A month ago Putin was once again asked who would represent Russia at the G8 this year.
“In accordance with the constitution of the Russian Federation foreign policy is decided by the government and the newly elected President Dmitry Medvedev will attend all high level forums including the G8 summit,” Putin responded back then.
Former US Secretary of State Dr. Henry Kissinger explains why the world is finding it so hard to believe Putin will only be Prime Minister.
“Many people in the West think this is just a way for Putin to stay in unrestricted power. My answer to that is if he wanted to he could have amended the constitution very easily. I could imagine that two or three years from now people will say it was a new elegant way of changing power, it’s very possible,” Dr. Kissinger said.
Analysts agree that it’s likely the arrangement won’t be permanent.

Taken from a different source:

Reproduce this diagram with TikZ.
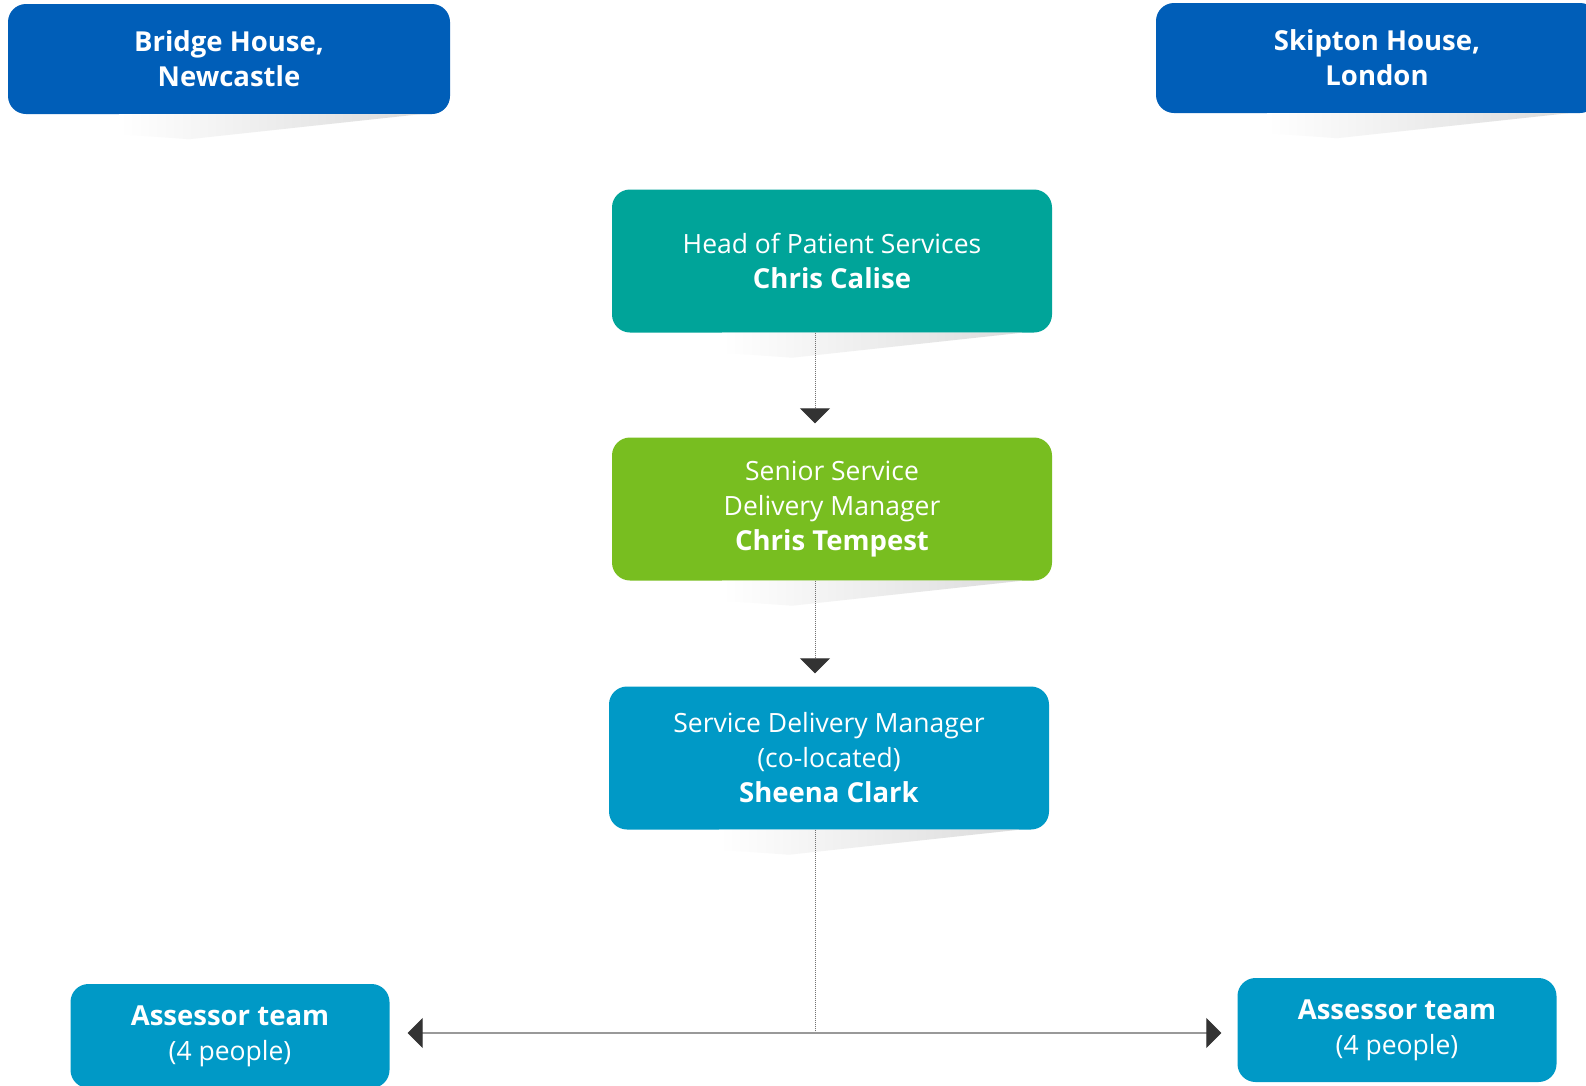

“It is good enough for the continuity of the regime and to provide for succession of power. It is good enough for the new president to get used to leading the country and to acquire leadership skills and at some point it will have to change,” believes political analyst, Boris Makarenko.
According to the constitution the President has executive power, determines foreign policy, is the commander-in-chief, and upholds the constitution.
While the Prime Minister answers to the President, heads the Cabinet, controls the budget, and determines domestic affairs.